> [Supplied information]
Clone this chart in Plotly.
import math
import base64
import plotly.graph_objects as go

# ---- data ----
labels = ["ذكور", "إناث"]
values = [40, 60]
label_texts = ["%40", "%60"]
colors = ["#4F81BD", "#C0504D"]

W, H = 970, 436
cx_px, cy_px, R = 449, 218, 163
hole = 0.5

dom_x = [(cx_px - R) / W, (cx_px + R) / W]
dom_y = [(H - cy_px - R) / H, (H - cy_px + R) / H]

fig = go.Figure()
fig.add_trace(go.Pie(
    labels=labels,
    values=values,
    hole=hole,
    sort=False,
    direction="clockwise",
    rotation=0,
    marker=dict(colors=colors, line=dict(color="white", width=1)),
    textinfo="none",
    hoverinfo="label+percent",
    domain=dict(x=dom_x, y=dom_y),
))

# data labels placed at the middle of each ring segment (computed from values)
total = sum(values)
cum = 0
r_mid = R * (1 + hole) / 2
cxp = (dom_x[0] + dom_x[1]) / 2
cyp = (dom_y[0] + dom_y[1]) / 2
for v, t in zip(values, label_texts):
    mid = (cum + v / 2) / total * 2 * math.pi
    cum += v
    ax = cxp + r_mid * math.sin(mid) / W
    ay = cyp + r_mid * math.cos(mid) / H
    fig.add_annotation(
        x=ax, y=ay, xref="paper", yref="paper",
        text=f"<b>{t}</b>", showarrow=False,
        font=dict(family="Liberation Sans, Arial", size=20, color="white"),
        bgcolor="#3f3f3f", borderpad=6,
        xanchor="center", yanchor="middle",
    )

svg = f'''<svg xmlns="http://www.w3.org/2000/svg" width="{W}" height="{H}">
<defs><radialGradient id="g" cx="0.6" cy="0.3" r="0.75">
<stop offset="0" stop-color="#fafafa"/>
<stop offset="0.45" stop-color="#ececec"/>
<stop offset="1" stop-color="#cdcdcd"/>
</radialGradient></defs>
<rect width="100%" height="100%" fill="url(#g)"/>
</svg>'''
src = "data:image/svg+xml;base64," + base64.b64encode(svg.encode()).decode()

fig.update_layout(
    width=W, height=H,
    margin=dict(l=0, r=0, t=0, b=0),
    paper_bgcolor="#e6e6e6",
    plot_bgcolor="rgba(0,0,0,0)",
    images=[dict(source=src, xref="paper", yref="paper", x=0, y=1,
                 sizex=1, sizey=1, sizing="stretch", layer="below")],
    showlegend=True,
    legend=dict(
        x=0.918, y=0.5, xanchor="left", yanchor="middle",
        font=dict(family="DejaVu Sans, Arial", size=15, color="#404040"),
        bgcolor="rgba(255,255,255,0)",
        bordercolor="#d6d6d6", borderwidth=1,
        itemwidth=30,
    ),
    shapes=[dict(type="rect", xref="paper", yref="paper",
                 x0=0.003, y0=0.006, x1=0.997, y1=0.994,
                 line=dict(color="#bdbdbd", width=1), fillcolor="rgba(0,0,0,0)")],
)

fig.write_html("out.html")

---

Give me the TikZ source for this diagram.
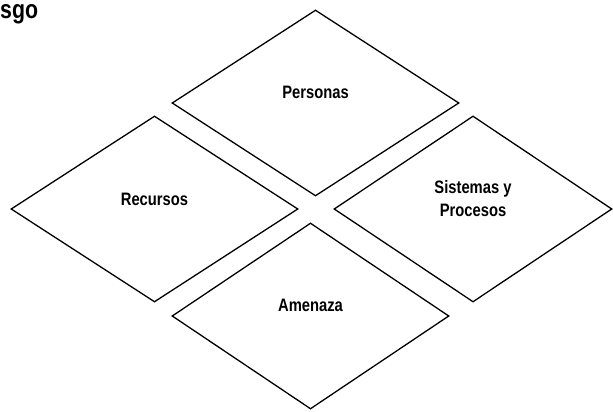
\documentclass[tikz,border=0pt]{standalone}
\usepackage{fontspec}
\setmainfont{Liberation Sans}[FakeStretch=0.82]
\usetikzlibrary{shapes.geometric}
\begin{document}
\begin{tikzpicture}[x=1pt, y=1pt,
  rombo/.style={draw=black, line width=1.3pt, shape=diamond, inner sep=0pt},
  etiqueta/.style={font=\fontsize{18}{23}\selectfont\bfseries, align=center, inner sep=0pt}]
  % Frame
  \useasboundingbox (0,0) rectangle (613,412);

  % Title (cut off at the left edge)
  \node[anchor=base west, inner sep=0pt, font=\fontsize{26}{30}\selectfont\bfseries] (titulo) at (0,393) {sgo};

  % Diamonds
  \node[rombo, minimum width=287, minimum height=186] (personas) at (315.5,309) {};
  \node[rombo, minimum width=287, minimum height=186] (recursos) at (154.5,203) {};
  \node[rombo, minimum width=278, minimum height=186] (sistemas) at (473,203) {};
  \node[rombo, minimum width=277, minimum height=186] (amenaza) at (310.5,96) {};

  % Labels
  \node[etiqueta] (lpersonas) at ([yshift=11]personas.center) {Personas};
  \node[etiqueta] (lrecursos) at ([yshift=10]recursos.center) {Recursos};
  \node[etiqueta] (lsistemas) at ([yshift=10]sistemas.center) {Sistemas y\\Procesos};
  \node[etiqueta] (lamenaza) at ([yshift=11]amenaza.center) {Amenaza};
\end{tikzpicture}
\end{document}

> [Exercise details] The material above holds pictures; leave them out. Repeat exactly the lines from the one containing "Give me the TikZ source for this diagram." through the one containing "minimum width=277, minimum", and nothing else.

> [Result of the task]
Give me the TikZ source for this diagram.
\documentclass[tikz,border=0pt]{standalone}
\usepackage{fontspec}
\setmainfont{Liberation Sans}[FakeStretch=0.82]
\usetikzlibrary{shapes.geometric}
\begin{document}
\begin{tikzpicture}[x=1pt, y=1pt,
  rombo/.style={draw=black, line width=1.3pt, shape=diamond, inner sep=0pt},
  etiqueta/.style={font=\fontsize{18}{23}\selectfont\bfseries, align=center, inner sep=0pt}]
  % Frame
  \useasboundingbox (0,0) rectangle (613,412);

  % Title (cut off at the left edge)
  \node[anchor=base west, inner sep=0pt, font=\fontsize{26}{30}\selectfont\bfseries] (titulo) at (0,393) {sgo};

  % Diamonds
  \node[rombo, minimum width=287, minimum height=186] (personas) at (315.5,309) {};
  \node[rombo, minimum width=287, minimum height=186] (recursos) at (154.5,203) {};
  \node[rombo, minimum width=278, minimum height=186] (sistemas) at (473,203) {};
  \node[rombo, minimum width=277, minimum height=186] (amenaza) at (310.5,96) {};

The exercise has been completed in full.